If Ramirez shows up to Dodger Stadium without the dreads, Page 2 will make a donation to the Joe Torre Safe at Home Foundation.

As part of the deal, of course, I will say nothing more to Ramirez about his hair.

But just between you and me, who is Torre kidding?

You think he’s going to bench Ramirez because the guy doesn’t get his hair cut?

You think if he fines him it will make a difference, Ramirez knowing he’s not getting paid by the Dodgers, so there’s no money to take out of his pay?

You think the Red Sox are going to take it out of his pay, and do a favor for the former Yankees manager?

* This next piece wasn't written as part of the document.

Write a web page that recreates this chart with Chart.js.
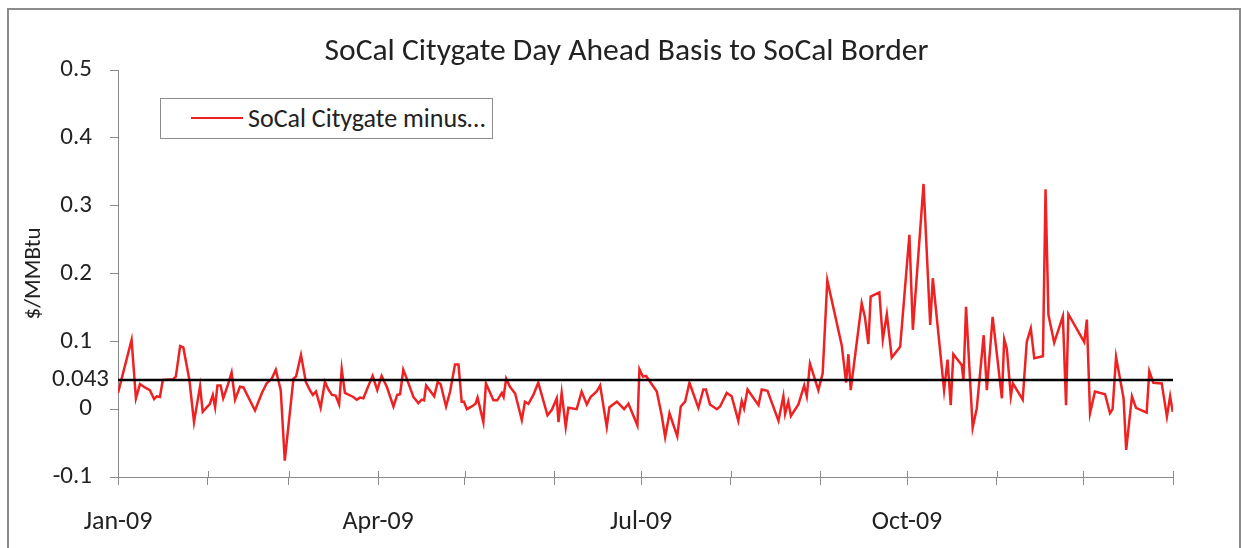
<!DOCTYPE html>
<html><head><meta charset="utf-8">
<script src="https://cdn.jsdelivr.net/npm/chart.js@4.4.1/dist/chart.umd.min.js"></script>
<style>
html,body{margin:0;padding:0;background:#fff;}
#wrap{position:relative;width:1243px;height:548px;overflow:hidden;font-family:Carlito,Calibri,Lato,sans-serif;}
#frame{position:absolute;left:7px;top:8px;width:1234px;height:545px;border:2px solid #8c8c8c;box-sizing:border-box;}
#c{position:absolute;left:0;top:0;}
#title{position:absolute;left:0;width:1253px;top:31px;text-align:center;font-size:31.6px;color:#222;line-height:36px;white-space:nowrap;}
#legend{position:absolute;left:160px;top:98px;width:333px;height:41px;border:1px solid #8c8c8c;box-sizing:border-box;background:#fff;}
#legend .ln{position:absolute;left:30px;top:18px;width:52px;height:2px;background:#ee2222;}
#legend .tx{position:absolute;left:87px;top:3px;font-size:26px;line-height:32px;color:#222;white-space:nowrap;}
</style></head>
<body>
<div id="wrap">
<div id="frame"></div>
<canvas id="c" width="1243" height="548"></canvas>
<div id="title">SoCal Citygate Day Ahead Basis to SoCal Border</div>
<div id="legend"><div class="ln"></div><div class="tx">SoCal Citygate minus…</div></div>
</div>
<script>
const monthStarts = [0,31,59,90,120,151,181,212,243,273,304,334,365];
const monthLabels = ['Jan-09','','','Apr-09','','','Jul-09','','','Oct-09','','',''];
const yTickValues = [-0.1,0,0.1,0.2,0.3,0.4,0.5];
const yTickLabels = ['-0.1','0','0.1','0.2','0.3','0.4','0.5'];
const refLevel = 0.043;
const refLabel = '0.043';
// day offset from Jan 1, 2009
const days = [0,4.7,6.2,7.6,9.3,11,12.5,13.4,14.5,15.5,19,20,21.5,22.6,24.7,26.3,28.4,29.3,31.8,32.8,33.6,34.4,35.5,36.4,37.8,39.3,40.5,42.2,43.4,47.4,49.7,51.4,53.2,54.6,56.3,57.7,60.7,61.6,63.3,65,66.4,67.4,68.5,70.1,71.6,72.8,74,75.3,76.5,77.4,78.5,81.4,82.6,83.7,84.9,86.6,88.1,89.7,91.2,93,95.3,96.6,97.6,98.7,99.9,102.2,103.9,105.1,105.9,106.6,109.4,110.6,111.6,113.5,114.9,116.6,117.8,118.9,119.7,120.7,122.4,123.7,124.4,126.4,127.3,129.9,131.2,132.8,133.4,134.3,135.6,137.4,139.7,140.8,142,143.7,145.4,148.6,150.1,151.8,152.4,153.5,154.9,155.8,158.7,160.4,162.2,163.5,165.6,166.8,169.1,170,172.6,175.1,176.6,179.7,180.4,181.6,182.7,186.4,188.1,189.3,190.8,193.5,194.7,196.2,197.7,200.8,202.5,203.4,204.8,207.2,208.3,210.6,212.3,214.6,215.8,216.6,217.8,221.6,222.7,224.7,228.5,230.2,230.8,231.9,232.8,235.4,237.4,238.3,239.4,242.3,243.8,245.4,250.4,251.9,252.7,253.5,257.3,258.4,259.6,260.4,263.4,264.6,266,267.7,270.6,273.8,275,278.7,281,281.9,285.8,287,288.1,289,291.9,292.5,293.4,295.7,297.1,299.5,300.6,302.6,305.8,306.6,307.5,308.9,309.6,313,314.4,315.8,317,320,320.9,321.9,323.9,326.9,328,328.8,334.3,335.2,336.3,338,341.5,343.2,344.1,345.3,347.9,348.8,350.8,352.2,355.9,356.8,358.2,361.1,362.9,364,364.9];
const basis = [0.024,0.102,0.016,0.037,0.032,0.028,0.015,0.019,0.018,0.043,0.044,0.048,0.093,0.091,0.043,-0.019,0.034,-0.004,0.008,0.021,0.003,0.035,0.035,0.016,0.033,0.054,0.014,0.033,0.032,-0.002,0.023,0.038,0.045,0.058,0.028,-0.076,0.045,0.048,0.080,0.040,0.028,0.021,0.026,0.002,0.040,0.029,0.021,0.020,0.007,0.059,0.024,0.018,0.014,0.017,0.016,0.034,0.049,0.028,0.049,0.033,0.004,0.021,0.022,0.058,0.045,0.018,0.009,0.014,0.013,0.035,0.019,0.040,0.037,0.004,0.026,0.066,0.066,0.011,0.011,0.000,0.004,0.008,0.017,-0.019,0.038,0.013,0.013,0.024,0.018,0.045,0.033,0.023,-0.016,0.011,0.008,0.021,0.039,-0.009,-0.001,0.016,-0.019,0.024,-0.026,0.002,0.000,0.026,0.007,0.018,0.026,0.035,-0.026,0.003,0.011,0.000,0.008,-0.024,0.059,0.048,0.049,0.026,-0.009,-0.041,-0.006,-0.040,0.004,0.011,0.039,0.002,0.029,0.029,0.007,0.000,0.004,0.024,0.019,-0.017,0.012,0.001,0.029,0.006,0.029,0.027,-0.017,0.019,-0.007,0.011,-0.010,0.007,0.035,0.019,0.067,0.028,0.053,0.190,0.094,0.039,0.081,0.028,0.156,0.136,0.096,0.166,0.172,0.103,0.140,0.076,0.092,0.257,0.117,0.332,0.124,0.193,0.028,0.073,0.006,0.081,0.065,0.043,0.151,-0.027,0.001,0.109,0.028,0.136,0.016,0.103,0.089,0.019,0.038,0.014,0.099,0.119,0.075,0.078,0.324,0.139,0.098,0.137,0.006,0.140,0.099,0.132,-0.006,0.026,0.022,-0.006,0.000,0.077,0.016,-0.060,0.019,0.002,-0.005,0.056,0.039,0.038,-0.011,0.019,-0.004];

const FONT = 'Carlito, Calibri, Lato, sans-serif';
const AXIS = '#8a8a8a';
const TXT = '#222';

const extras = {
  id: 'extras',
  afterDraw(chart) {
    const {ctx, scales: {x, y}} = chart;
    ctx.save();
    // inner half of the month tick marks (ticks cross the axis)
    ctx.strokeStyle = AXIS;
    ctx.lineWidth = 1;
    monthStarts.forEach(v => {
      const px = Math.round(x.getPixelForValue(v)) + 0.5;
      ctx.beginPath();
      ctx.moveTo(px, y.bottom - 6);
      ctx.lineTo(px, y.bottom);
      ctx.stroke();
    });
    // label for the reference level line
    ctx.fillStyle = TXT;
    ctx.font = '25px ' + FONT;
    ctx.textAlign = 'right';
    ctx.textBaseline = 'middle';
    ctx.fillText(refLabel, x.left - 9, y.getPixelForValue(refLevel));
    ctx.restore();
  }
};

new Chart(document.getElementById('c'), {
  type: 'line',
  data: {
    datasets: [
      {
        label: 'SoCal Citygate minus SoCal Border',
        data: days.map((d, i) => ({x: d, y: basis[i]})),
        borderColor: '#ee2222',
        borderWidth: 2.5,
        pointRadius: 0,
        tension: 0,
        order: 1
      },
      {
        label: 'Average',
        data: [{x: monthStarts[0], y: refLevel}, {x: monthStarts[monthStarts.length - 1], y: refLevel}],
        borderColor: '#000',
        borderWidth: 2.5,
        pointRadius: 0,
        order: 0
      }
    ]
  },
  options: {
    responsive: false,
    animation: false,
    devicePixelRatio: 1,
    layout: {padding: {left: 0, right: 70, top: 70, bottom: 0}},
    plugins: {legend: {display: false}, title: {display: false}, tooltip: {enabled: false}},
    scales: {
      x: {
        type: 'linear',
        min: 0,
        max: 365,
        afterBuildTicks: s => { s.ticks = monthStarts.map(v => ({value: v})); },
        afterFit: s => { s.height = 71; },
        ticks: {autoSkip: false, maxRotation: 0, padding: 22, color: TXT,
                font: {family: FONT, size: 26},
                callback: (v, i) => monthLabels[i]},
        grid: {drawOnChartArea: false, tickLength: 8, color: AXIS, lineWidth: 1},
        border: {color: AXIS, width: 1}
      },
      y: {
        min: -0.1,
        max: 0.5,
        afterBuildTicks: s => { s.ticks = yTickValues.map(v => ({value: v})); },
        afterFit: s => { s.width = 118; },
        ticks: {padding: 18, color: TXT, font: {family: FONT, size: 25},
                callback: (v, i) => yTickLabels[i]},
        grid: {drawOnChartArea: false, tickLength: 8, color: AXIS, lineWidth: 1},
        border: {color: AXIS, width: 1},
        title: {display: true, text: '$/MMBtu', color: TXT, font: {family: FONT, size: 23}, padding: {top: 20, bottom: 0}}
      }
    }
  },
  plugins: [extras]
});
</script>
</body></html>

IT AIN’T OVER UNTIL IT’S OVER, and then sometimes it’s not over even after that. The last two games against the Toronto Blue Jays each had do-overs. The first one featured a walkoff win, complete with dress rehearsal:

Few things are more embarrassing than premature exhilaration. That’s what the Red Sox were guilty of last night at the Fens when they came storming out of their dugout to celebrate another apparent walkoff win, only to have plate umpire Sam Holbrook stop them short when he signaled that Jed Lowrie was out at home, the left leg of Toronto catcher Rod Barajas blocking Lowrie from his destination in the bottom of the ninth.

Instead of being in the vortex of a swirling bunch of delirious teammates, Lowrie was staring at a monitor in the runway behind the Sox dugout, watching a replay of the throw from Blue Jays center fielder Vernon Wells that deprived Brandon Moss of a game-winning hit.

“I got done with my clip, and on live TV [Jason] Varitek was hitting the ball,” the Sox rookie said.

The following night was less dramatic, but just as silly:

No ninth-inning thunder last night. . . . But there were fireworks – after an apparent game-ending fly ball by Coco Crisp was nullified by second base umpire Bruce Dreckman, who called a balk on closer B.J. Ryan before he threw the pitch. The umpire ruled that Ryan had not come to a stop before throwing plateward.

“We saw it,” Sox manager Terry Francona said of Dreckman’s call. “He threw his arms up and we knew it was going to take a second.”

With the crowd already headed for the exits and the Jays lining up for postgame high-fives, Jays manager John Gibbons, who had already begun strolling onto the field to slap some hands, flew into a rage when informed of Dreckman’s call. He confronted the umpire, and was ejected.

“Their whole team was on the field,” Sox catcher Kevin Cash said. “It was kind of like us [Wednesday] night, when we all ran out and Jed [Lowrie] was thrown out at the plate.”

AND, OH YEAH, can we have more of these, please?:

The start of the game was delayed 15 minutes by rain but it lasted just two hours, 18 minutes, Boston’s shortest game of the year.

“Great pitching on both sides is what it came down to,” Toronto manager John Gibbons said.